What "calm technology" actually means
Last updated: June 2026
Calm Technology designs systems that require minimal attention, inform without overwhelming, and remain in the periphery — allowing people to focus on being human rather than managing technology.
The Principle
The idea originated with Mark Weiser and John Seely Brown at Xerox PARC in the 1990s. Their 1995 essay “Designing Calm Technology” envisioned computers that “disappear” into the background, weaving into everyday life without constant demands on our attention. Amber Case revived and expanded the concept in her 2015 book Calm Technology, distilling practical principles for the attention economy we actually inhabit today.
Case’s core principles include: technology should require the smallest possible amount of attention; it should inform and create calm; it should make use of the periphery; it should amplify the best of technology and humanity; it can communicate without speaking; it should still work when it fails; use the minimum technology needed; and respect social norms. These are not aesthetic choices but practical ones rooted in how human attention and energy actually work. Calm Technology is about moving smoothly between center and periphery — notifying only when necessary, in ways that respect context and cognitive load.
In my own building, this principle hit hard when I realized how many features I had added because they were technically easy, not because they served the user’s real attention budget. The honest version for today must go further: it needs to actively resist the default incentives of engagement metrics, infinite feeds, and variable rewards that dominate modern platforms.
Why It Matters for Design & Building
Most products marketed as “calm” today are cosmetic. Soft colors, minimalist interfaces, or wellness branding do not make a product calm if it still pulls you back with notifications, streaks, or algorithmic hooks. True calm technology respects the user’s finite energy and protects their ability to focus, rest, and live offline.
As a Design Engineer, I’ve learned that implementing these principles often means saying no — to extra features, to aggressive retention tactics, to designs that prioritize our KPIs over user wellbeing. It requires building restraint into the system itself. In AI products especially, calm means surfacing uncertainty gently, offering clear off-ramps, and avoiding the temptation to keep users in endless generative loops. The deeper practice is designing technology that earns its place in someone’s life rather than demanding it.
This matters because attention is the most precious resource we have. Products that ignore calm principles don’t just create mild annoyance — they contribute to the widespread exhaustion many feel when interacting with digital tools. Honest calm technology compounds into better long-term relationships with users; fake versions erode trust once the branding wears off.
Real-World Examples
The original Roomba vacuum cleaner remains a strong positive example.
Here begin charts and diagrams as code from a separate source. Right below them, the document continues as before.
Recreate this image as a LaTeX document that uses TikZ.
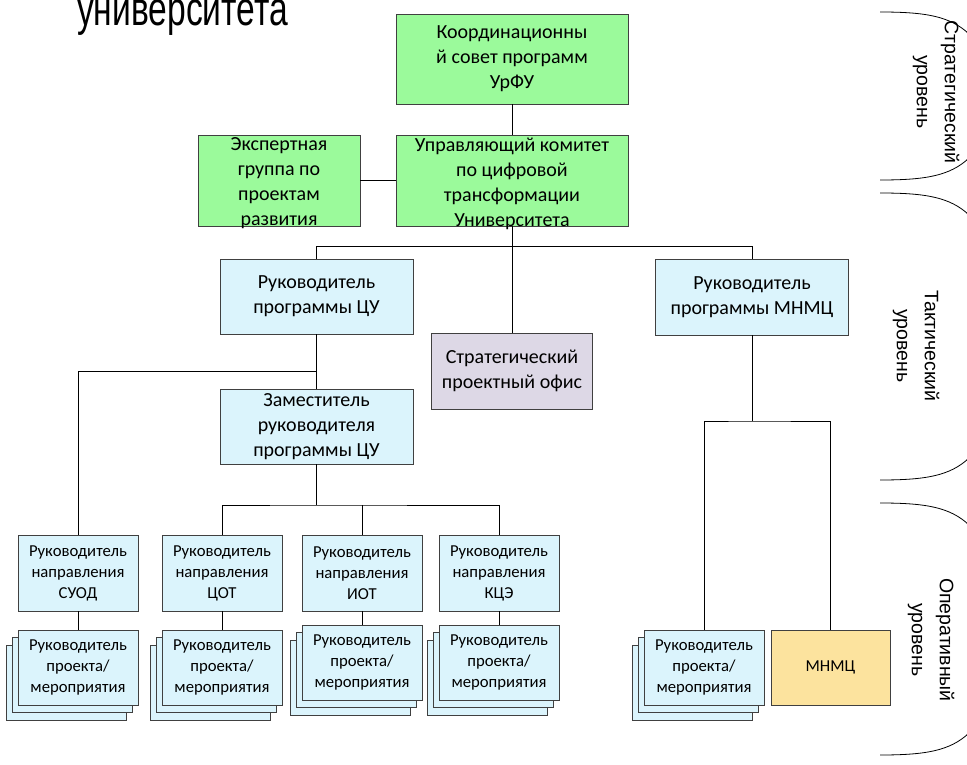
\documentclass[tikz,border=0pt]{standalone}
\usepackage{fontspec}
\setmainfont{Carlito}
\newfontfamily\arialfont{Liberation Sans}
\usepackage{tikz}

\definecolor{grn}{HTML}{9BFA9B}
\definecolor{lblue}{HTML}{DBF4FC}
\definecolor{lilac}{HTML}{DDD8E6}
\definecolor{ylw}{HTML}{FCE39E}

\tikzset{
  box/.style 2 args={draw=black!75, line width=0.8pt, minimum width=#1pt, minimum height=#2pt,
    inner sep=0pt, align=center, font=\fontsize{20}{25}\selectfont},
  smallbox/.style 2 args={box={#1}{#2}, font=\fontsize{16.7}{21}\selectfont},
  boxtext/.style={align=center, inner sep=0pt, font=\fontsize{20}{25}\selectfont, yshift=-3pt},
  link/.style={line width=1pt},
  sheet/.style={draw=black!75, line width=0.8pt, fill=lblue},
  lvl/.style={line width=0.8pt},
  lvltext/.style={font=\arialfont\fontsize{19.5}{28}\selectfont, rotate=-90, align=center}
}

\begin{document}
\begin{tikzpicture}[x=1pt,y=-1pt]
            \useasboundingbox (0,0) rectangle (967,765);
            \node[anchor=base west, inner sep=0pt, xscale=0.7, font=\arialfont\fontsize{48}{50}\selectfont] (title) at (77,26) {университета};
            % strategic level
            \node[box={232}{90}, fill=grn] (sovet) at (512,59) {Координационны\\й совет программ\\УрФУ};
            \node[box={232}{91}, fill=grn, label={[boxtext]center:Управляющий комитет\\по цифровой\\трансформации\\Университета}] (upr) at (512,180.5) {};
            \node[box={162}{91}, fill=grn, label={[boxtext]center:Экспертная\\группа по\\проектам\\развития}] (expert) at (279,180.5) {};
            % tactical level
            \node[box={193}{75}, fill=lblue] (headcu) at (316.5,296.5) {Руководитель\\программы ЦУ};
            \node[box={193}{75}, fill=lblue] (deputy) at (316.5,426.5) {Заместитель\\руководителя\\программы ЦУ};
            \node[box={161}{76}, fill=lilac] (office) at (512,371) {Стратегический\\проектный офис};
            \node[box={193}{76}, fill=lblue] (headmn) at (752,297) {Руководитель\\программы МНМЦ};
            % operational level
            \node[smallbox={120}{76}, fill=lblue] (suod) at (78,573) {Руководитель\\направления\\СУОД};
            \node[smallbox={120}{76}, fill=lblue] (cot) at (222,573) {Руководитель\\направления\\ЦОТ};
            \node[smallbox={120}{76}, fill=lblue] (iot) at (362,573) {Руководитель\\направления\\ИОТ};
            \node[smallbox={120}{76}, fill=lblue] (kce) at (499,573) {Руководитель\\направления\\КЦЭ};
            \foreach \x/\y in {78/667.5,222/667.5,362/662.5,499/662.5,704/667.5} {
                \draw[sheet] (\x-72,\y-22.5) rectangle ++(120,75);
                \draw[sheet] (\x-66,\y-30) rectangle ++(120,75);
            }
            \node[smallbox={120}{75}, fill=lblue] (prsuod) at (78,667.5) {Руководитель\\проекта/\\мероприятия};
            \node[smallbox={120}{75}, fill=lblue] (prcot) at (222,667.5) {Руководитель\\проекта/\\мероприятия};
            \node[smallbox={120}{75}, fill=lblue] (priot) at (362,662.5) {Руководитель\\проекта/\\мероприятия};
            \node[smallbox={120}{75}, fill=lblue] (prkce) at (499,662.5) {Руководитель\\проекта/\\мероприятия};
            \node[smallbox={120}{75}, fill=lblue] (prmn) at (704,667.5) {Руководитель\\проекта/\\мероприятия};
            \node[smallbox={119}{75}, fill=ylw] (mnmc) at (830.5,667.5) {МНМЦ};
            % connectors
            \coordinate (jcu) at (316.5,371);
            \coordinate (jdep) at (316.5,505);
            \coordinate (jmn) at (752,421);
            \draw[link] (sovet.south) -- (upr.north);
            \draw[link] (expert.east) -- (upr.west);
            \draw[link] (upr.south) -- (office.north);
            \draw[link] (headcu.north) -- ++(0,-12) -| (headmn.north);
            \draw[link] (headcu.south) -- (deputy.north);
            \draw[link] (suod.north) |- (jcu);
            \draw[link] (deputy.south) -- (jdep);
            \draw[link] (cot.north) |- (jdep) -| (kce.north);
            \draw[link] (iot.north) -- (iot.north |- jdep);
            \foreach \d in {suod,cot,iot,kce}
                \draw[link] (\d.south) -- (pr\d.north);
            \draw[link] (headmn.south) -- (jmn);
            \draw[link] (prmn.north) |- (jmn) -| (mnmc.north);
            % levels
            \foreach \t/\b in {12/180,193/480,503/755} {
                \draw[lvl] (880,\t) .. controls (925,\t) and (950,\t+4) .. (969,\t+22);
                \draw[lvl] (880,\b) .. controls (925,\b) and (950,\b-4) .. (969,\b-22);
            }
            \node[lvltext] (strat) at (936,92) {Стратегический\\уровень};
            \node[lvltext] (tact) at (916,346) {Тактический\\уровень};
            \node[lvltext] (oper) at (931,640) {Оперативный\\уровень};
        \end{tikzpicture}
\end{document}
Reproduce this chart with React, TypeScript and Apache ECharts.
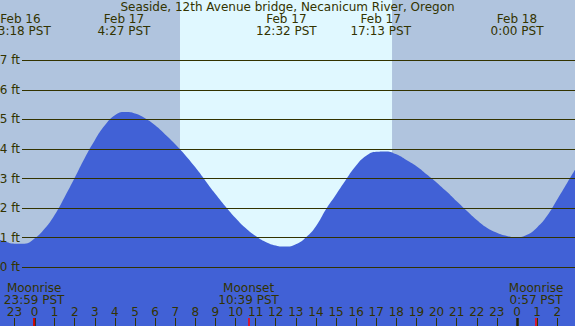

It operates mostly in the periphery — you set it and forget it, with simple status lights and sounds that only draw attention when truly needed (stuck, full bin, or done). It amplifies human capability (clean floors) without requiring constant supervision.
Many modern “calm” wellness or productivity apps illustrate the fake version. They feature soft pastel interfaces and mindfulness branding while still using red notification badges, daily streaks with guilt-inducing reminders, and variable reward loops that keep users checking in compulsively. The aesthetic is calm; the behavioral design is anything but.
Focus@Will shows a more thoughtful middle ground through its audio environment. It plays music tuned to concentration parameters that stays reliably in the periphery, with minimal visual interruptions once the session begins. Users can work for extended periods without fighting the interface for attention — a practical demonstration of peripheral awareness that supports flow rather than disrupting it.
References
- Case, A. (2015). Calm Technology: Principles and Patterns for Non-Intrusive Design. O'Reilly Media.
- Weiser, M., & Brown, J.S. (1995). "Designing Calm Technology." Xerox PARC. ubiq.com
- Calm Tech Institute: Principles of Calm Technology. calmtech.institute
- Case, A. (various writings on calmtech.com and caseorganic.com).
- Norman, D. (2004). Emotional Design. Basic Books. (Complementary perspective on human-centered interaction).